WHAT TO PRODUCE -
Copy every line of the data that contains the string "this".

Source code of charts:

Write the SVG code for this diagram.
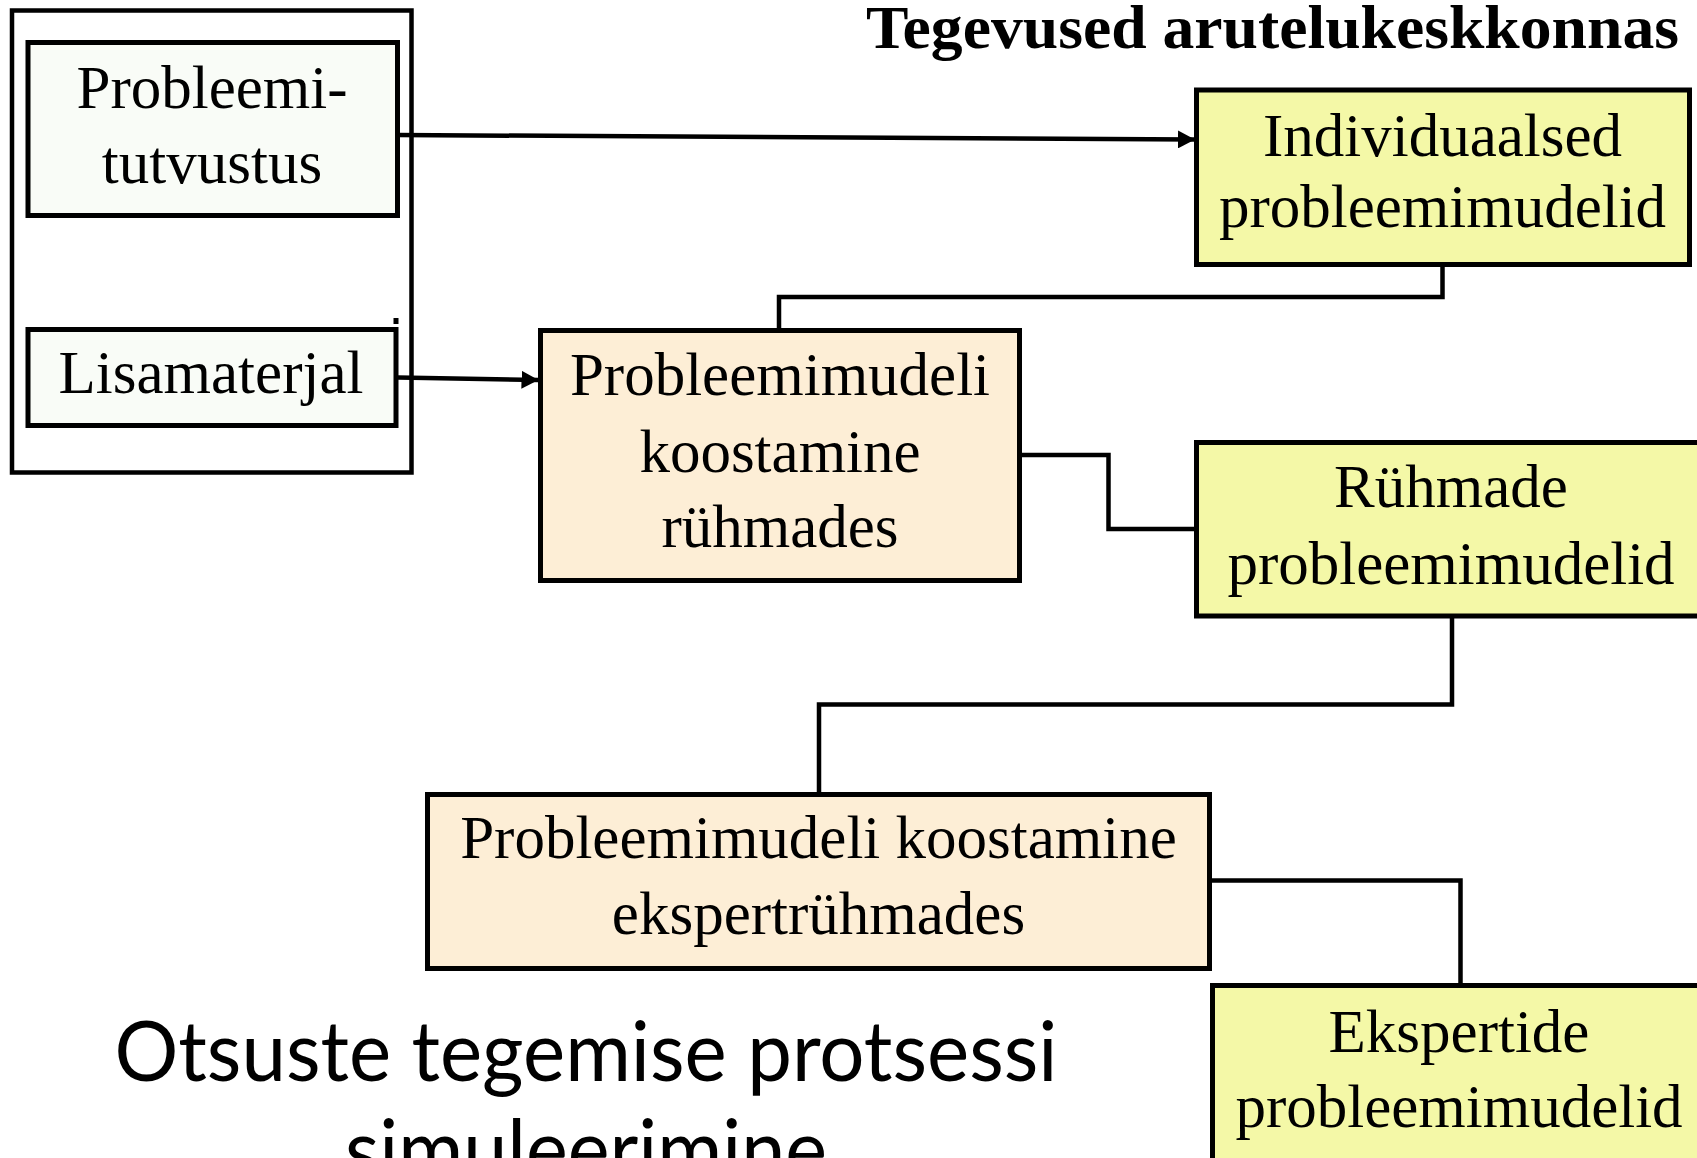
<svg xmlns="http://www.w3.org/2000/svg" width="1697" height="1158" viewBox="0 0 1697 1158">
  <style>
    .box { stroke: #000; stroke-width: 5; }
    .pale { fill: #f9fcf7; }
    .peach { fill: #fdeed6; }
    .lime { fill: #f4f8a7; }
    .frame { fill: none; stroke: #000; stroke-width: 4.5; }
    .lbl { font-family: "Liberation Serif", "Times New Roman", serif; font-size: 61px; fill: #000; text-anchor: middle; }
    .wire { fill: none; stroke: #000; stroke-width: 4.5; stroke-linejoin: miter; }
    .head { fill: #000; }
    .title { font-family: "Liberation Serif", "Times New Roman", serif; font-weight: bold; font-size: 62px; fill: #000; text-anchor: end; }
    .caption { font-family: Lato, "Noto Sans", "Liberation Sans", sans-serif; font-size: 84px; fill: #000; text-anchor: middle; }
  </style>
  <defs>
    <marker id="arrow" markerUnits="userSpaceOnUse" markerWidth="18" markerHeight="18" refX="17" refY="9" orient="auto">
      <path class="head" d="M0,0 L17,9 L0,18 Z"/>
    </marker>
  </defs>

  <rect width="1697" height="1158" fill="#fff"/>

  <!-- heading -->
  <text class="title" x="1679" y="48" textLength="813" lengthAdjust="spacingAndGlyphs">Tegevused arutelukeskkonnas</text>

  <!-- input group frame -->
  <g id="inputs-frame">
    <rect class="frame" x="12" y="10.5" width="399.5" height="462"/>
  </g>

  <g id="node-tutvustus">
    <rect class="box pale" x="28" y="42.5" width="369.5" height="173"/>
    <text class="lbl" x="212" y="108">Probleemi-</text>
    <text class="lbl" x="212" y="183">tutvustus</text>
  </g>

  <g id="node-lisamaterjal">
    <rect class="box pale" x="28" y="329.5" width="368" height="96"/>
    <rect x="393.5" y="318" width="5" height="6" fill="#000"/>
    <text class="lbl" x="211" y="393">Lisamaterjal</text>
  </g>

  <g id="node-individuaalsed">
    <rect class="box lime" x="1196.5" y="90" width="493" height="174.5"/>
    <text class="lbl" x="1442.5" y="156">Individuaalsed</text>
    <text class="lbl" x="1442.5" y="227">probleemimudelid</text>
  </g>

  <g id="node-ryhmades">
    <rect class="box peach" x="540.5" y="330.5" width="479" height="250"/>
    <text class="lbl" x="780" y="395">Probleemimudeli</text>
    <text class="lbl" x="780" y="472">koostamine</text>
    <text class="lbl" x="780" y="547">rühmades</text>
  </g>

  <g id="node-ryhmade-mudelid">
    <rect class="box lime" x="1196.5" y="442.5" width="510" height="173.5"/>
    <text class="lbl" x="1451" y="507">Rühmade</text>
    <text class="lbl" x="1451" y="584">probleemimudelid</text>
  </g>

  <g id="node-ekspertryhmades">
    <rect class="box peach" x="427.5" y="794.5" width="782" height="174"/>
    <text class="lbl" x="818.5" y="858">Probleemimudeli koostamine</text>
    <text class="lbl" x="818.5" y="934">ekspertrühmades</text>
  </g>

  <g id="node-ekspertide-mudelid">
    <rect class="box lime" x="1212.5" y="985.5" width="496" height="200"/>
    <text class="lbl" x="1459" y="1052">Ekspertide</text>
    <text class="lbl" x="1459" y="1127">probleemimudelid</text>
  </g>

  <!-- connectors -->
  <g id="connectors">
    <line class="wire" x1="398" y1="135" x2="1195" y2="139.5" marker-end="url(#arrow)"/>
    <line class="wire" x1="398" y1="377.5" x2="538.5" y2="380" marker-end="url(#arrow)"/>
    <polyline class="wire" points="1442.5,264.5 1442.5,297 779,297 779,330.5"/>
    <polyline class="wire" points="1019.5,455 1108.5,455 1108.5,529 1196.5,529"/>
    <polyline class="wire" points="1452,616 1452,704.5 819,704.5 819,794.5"/>
    <polyline class="wire" points="1209.5,880.5 1460.5,880.5 1460.5,985.5"/>
  </g>

  <!-- slide caption -->
  <text class="caption" x="586" y="1081" textLength="943" lengthAdjust="spacingAndGlyphs">Otsuste tegemise protsessi</text>
  <text class="caption" x="586" y="1179" textLength="482" lengthAdjust="spacingAndGlyphs">simuleerimine</text>
</svg>
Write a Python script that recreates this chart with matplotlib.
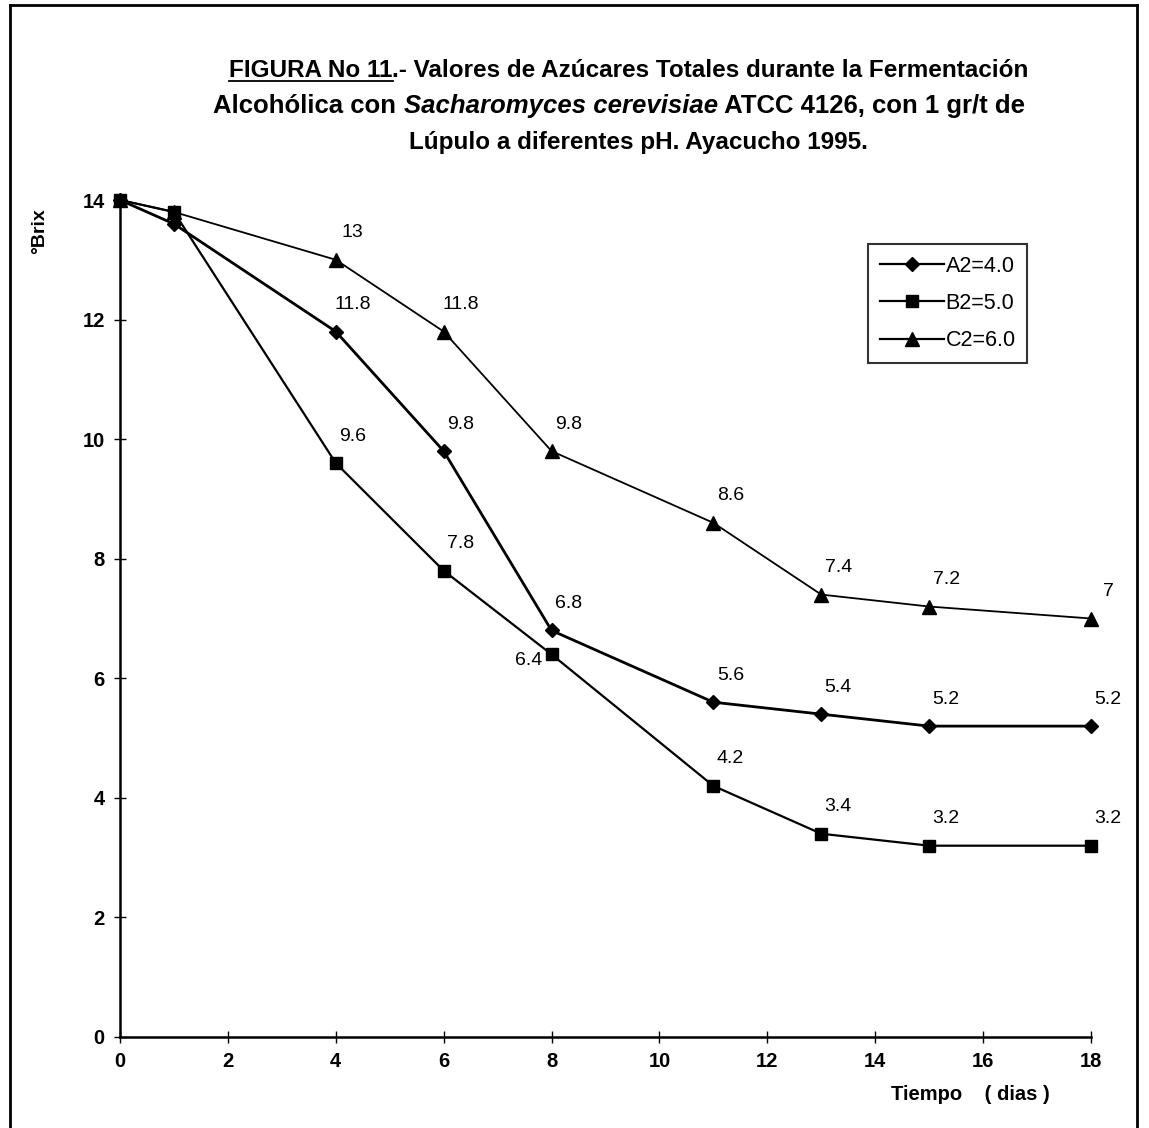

RESPONSE -
Write the SVG code for this diagram.
Write a Python script that recreates this chart with matplotlib.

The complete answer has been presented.